My childhood, before eleven, remains elusive. I’ve yet to get it down on paper the way it was. New York is easier to write about and San Francisco writes itself, but Elko, Alamo, Ely and Caliente hardly come at all. Even when my memory has a favored day, some prisoners refuse escape.
My mother, though her death was recent, is hardest of all to fit into words, though she’s crowded my head and heart more than anything or anyone this past year. Physically, in later years she got heavier, mentally, she became - even at the end - more alert. Emotionally, we touched bases without admitting there were bases to be touched. I could paint her, but I cannot yet frame the way she was or is for me in words.
I believe, increasingly, that man is now essentially alone. Irrevocably so.
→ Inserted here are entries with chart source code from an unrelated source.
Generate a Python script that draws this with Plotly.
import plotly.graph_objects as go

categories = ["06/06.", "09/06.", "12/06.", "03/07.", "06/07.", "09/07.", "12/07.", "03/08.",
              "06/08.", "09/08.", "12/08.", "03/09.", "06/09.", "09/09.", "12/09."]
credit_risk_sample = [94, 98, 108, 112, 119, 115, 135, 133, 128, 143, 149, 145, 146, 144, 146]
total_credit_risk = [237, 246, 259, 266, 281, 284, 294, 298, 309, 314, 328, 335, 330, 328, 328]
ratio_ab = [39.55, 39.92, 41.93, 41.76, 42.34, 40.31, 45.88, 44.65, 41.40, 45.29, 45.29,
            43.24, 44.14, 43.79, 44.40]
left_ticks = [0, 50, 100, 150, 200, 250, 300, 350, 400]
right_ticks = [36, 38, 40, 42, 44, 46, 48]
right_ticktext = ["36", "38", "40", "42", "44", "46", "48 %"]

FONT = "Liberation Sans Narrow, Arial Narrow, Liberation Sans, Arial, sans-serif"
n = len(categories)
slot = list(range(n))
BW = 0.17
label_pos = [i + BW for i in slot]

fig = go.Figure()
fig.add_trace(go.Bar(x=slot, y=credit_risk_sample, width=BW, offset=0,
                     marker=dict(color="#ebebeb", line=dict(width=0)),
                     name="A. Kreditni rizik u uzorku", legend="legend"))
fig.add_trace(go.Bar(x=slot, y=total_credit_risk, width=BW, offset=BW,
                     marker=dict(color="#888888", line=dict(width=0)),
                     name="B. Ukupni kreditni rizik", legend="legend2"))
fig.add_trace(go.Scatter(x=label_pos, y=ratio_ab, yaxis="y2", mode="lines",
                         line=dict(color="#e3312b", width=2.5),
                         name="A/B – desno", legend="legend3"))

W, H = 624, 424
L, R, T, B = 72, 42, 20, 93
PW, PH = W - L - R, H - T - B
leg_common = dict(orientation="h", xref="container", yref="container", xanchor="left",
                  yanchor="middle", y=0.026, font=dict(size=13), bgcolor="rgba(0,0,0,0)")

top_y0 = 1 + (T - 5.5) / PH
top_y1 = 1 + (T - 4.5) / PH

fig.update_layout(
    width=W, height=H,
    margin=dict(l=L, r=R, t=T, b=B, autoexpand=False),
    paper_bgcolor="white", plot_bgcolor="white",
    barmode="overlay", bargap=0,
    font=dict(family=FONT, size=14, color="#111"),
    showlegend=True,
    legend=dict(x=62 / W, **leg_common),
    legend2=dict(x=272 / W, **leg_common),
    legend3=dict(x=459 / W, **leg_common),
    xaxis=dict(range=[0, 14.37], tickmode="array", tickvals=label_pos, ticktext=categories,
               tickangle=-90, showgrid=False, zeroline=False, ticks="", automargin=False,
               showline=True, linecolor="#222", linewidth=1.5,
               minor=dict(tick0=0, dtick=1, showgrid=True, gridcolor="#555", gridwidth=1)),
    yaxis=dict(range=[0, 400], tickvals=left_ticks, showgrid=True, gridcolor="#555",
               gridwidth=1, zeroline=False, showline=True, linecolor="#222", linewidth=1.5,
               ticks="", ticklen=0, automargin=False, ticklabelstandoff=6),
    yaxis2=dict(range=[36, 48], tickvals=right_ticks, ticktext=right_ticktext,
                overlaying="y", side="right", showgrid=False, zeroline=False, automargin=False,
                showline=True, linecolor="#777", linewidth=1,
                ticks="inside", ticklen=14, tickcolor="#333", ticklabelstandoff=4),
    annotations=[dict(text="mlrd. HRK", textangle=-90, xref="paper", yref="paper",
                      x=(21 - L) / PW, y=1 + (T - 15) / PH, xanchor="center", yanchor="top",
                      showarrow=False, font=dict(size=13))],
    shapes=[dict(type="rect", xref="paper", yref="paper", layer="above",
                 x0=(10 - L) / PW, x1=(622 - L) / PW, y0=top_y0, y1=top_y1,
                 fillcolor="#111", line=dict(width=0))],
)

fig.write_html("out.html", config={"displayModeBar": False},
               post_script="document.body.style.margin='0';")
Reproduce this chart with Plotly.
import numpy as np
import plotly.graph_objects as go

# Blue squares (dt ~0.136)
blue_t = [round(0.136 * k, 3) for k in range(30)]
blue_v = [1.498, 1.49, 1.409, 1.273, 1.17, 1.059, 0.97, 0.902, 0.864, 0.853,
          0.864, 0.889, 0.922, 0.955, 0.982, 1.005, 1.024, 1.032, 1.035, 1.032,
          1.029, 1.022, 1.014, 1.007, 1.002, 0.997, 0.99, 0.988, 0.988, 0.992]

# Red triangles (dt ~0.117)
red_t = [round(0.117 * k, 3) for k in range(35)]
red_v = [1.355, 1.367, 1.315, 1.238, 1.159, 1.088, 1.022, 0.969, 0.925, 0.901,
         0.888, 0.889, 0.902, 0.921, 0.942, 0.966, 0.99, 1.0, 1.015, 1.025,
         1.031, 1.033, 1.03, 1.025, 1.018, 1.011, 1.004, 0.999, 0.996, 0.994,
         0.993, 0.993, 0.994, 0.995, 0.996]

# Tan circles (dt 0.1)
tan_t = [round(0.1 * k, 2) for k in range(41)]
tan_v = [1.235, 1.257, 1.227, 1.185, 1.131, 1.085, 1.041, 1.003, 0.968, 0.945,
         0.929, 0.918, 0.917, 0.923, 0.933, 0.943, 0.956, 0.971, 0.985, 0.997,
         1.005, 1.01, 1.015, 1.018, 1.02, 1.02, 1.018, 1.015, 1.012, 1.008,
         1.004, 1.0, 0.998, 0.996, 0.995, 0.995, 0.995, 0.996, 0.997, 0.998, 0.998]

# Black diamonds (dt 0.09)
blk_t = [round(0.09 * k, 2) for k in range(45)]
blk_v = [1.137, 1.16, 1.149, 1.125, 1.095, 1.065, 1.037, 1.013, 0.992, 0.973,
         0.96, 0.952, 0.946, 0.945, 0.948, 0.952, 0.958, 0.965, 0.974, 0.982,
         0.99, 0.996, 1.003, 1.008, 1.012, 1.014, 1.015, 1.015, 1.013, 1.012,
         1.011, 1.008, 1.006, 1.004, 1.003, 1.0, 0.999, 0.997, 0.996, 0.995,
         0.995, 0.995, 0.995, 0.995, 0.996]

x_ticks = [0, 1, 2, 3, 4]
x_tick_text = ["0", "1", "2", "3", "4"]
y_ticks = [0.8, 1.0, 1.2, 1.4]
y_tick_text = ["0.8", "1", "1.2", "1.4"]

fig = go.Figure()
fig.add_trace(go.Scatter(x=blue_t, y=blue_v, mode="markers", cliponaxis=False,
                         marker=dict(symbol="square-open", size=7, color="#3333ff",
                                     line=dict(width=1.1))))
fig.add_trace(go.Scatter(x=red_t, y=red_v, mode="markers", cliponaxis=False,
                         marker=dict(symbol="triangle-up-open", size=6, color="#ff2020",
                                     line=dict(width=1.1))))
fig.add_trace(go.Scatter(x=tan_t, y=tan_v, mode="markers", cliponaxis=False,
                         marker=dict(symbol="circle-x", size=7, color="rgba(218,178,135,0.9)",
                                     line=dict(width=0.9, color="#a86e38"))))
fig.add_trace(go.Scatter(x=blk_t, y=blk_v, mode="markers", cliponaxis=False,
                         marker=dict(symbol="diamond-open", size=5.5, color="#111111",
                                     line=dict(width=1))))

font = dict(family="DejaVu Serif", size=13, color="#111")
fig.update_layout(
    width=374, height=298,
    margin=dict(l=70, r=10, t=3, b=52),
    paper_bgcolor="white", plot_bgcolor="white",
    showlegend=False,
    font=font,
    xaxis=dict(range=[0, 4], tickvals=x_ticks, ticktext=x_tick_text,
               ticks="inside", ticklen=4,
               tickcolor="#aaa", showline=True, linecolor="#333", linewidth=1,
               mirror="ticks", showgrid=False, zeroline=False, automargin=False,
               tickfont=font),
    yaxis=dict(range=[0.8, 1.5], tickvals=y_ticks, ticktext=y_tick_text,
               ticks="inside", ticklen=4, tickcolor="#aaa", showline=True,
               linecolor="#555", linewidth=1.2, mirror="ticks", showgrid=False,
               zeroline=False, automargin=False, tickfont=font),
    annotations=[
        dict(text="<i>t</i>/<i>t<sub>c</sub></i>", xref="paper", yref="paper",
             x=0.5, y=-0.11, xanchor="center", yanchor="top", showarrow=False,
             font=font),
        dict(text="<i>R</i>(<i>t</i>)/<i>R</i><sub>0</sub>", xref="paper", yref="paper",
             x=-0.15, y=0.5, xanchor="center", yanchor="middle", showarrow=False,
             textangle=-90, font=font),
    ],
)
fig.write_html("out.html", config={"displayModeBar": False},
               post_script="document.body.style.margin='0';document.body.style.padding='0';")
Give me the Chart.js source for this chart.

Whether that is good or bad, or can indeed be categorized other than for each case individually, I’m not prepared to say.
For myself, I am grateful for the transients in my life, whether they be Sundays when the phone’s not ringing or the odd stranger who happens by and leaves behind more pleasure than my concentration on my own needs quite deserves.
Some of the lines in the book were written nearly twenty years ago and never published; that I loose them now means I find them true today. I am more and more concerned with truth, having lied my share within my life, and lately having been a good deal lied about.
I am not convinced the truth can make men free, but I believe it a beginning and a final resting place. Tomorrow, though, I might believe in lies. What I want is not to be held accountable for what I said today, or yesterday, so that my tomorrows can stay open.
Poetry is fact, even in its imagery. This is a work of fact. Any disguise is a defense not known to me as yet. Clouds where clarity should be were not intended. I have not written for every man but I want to write for Everyman, because I wish to be one and the same with all my brothers, yet remain an individual.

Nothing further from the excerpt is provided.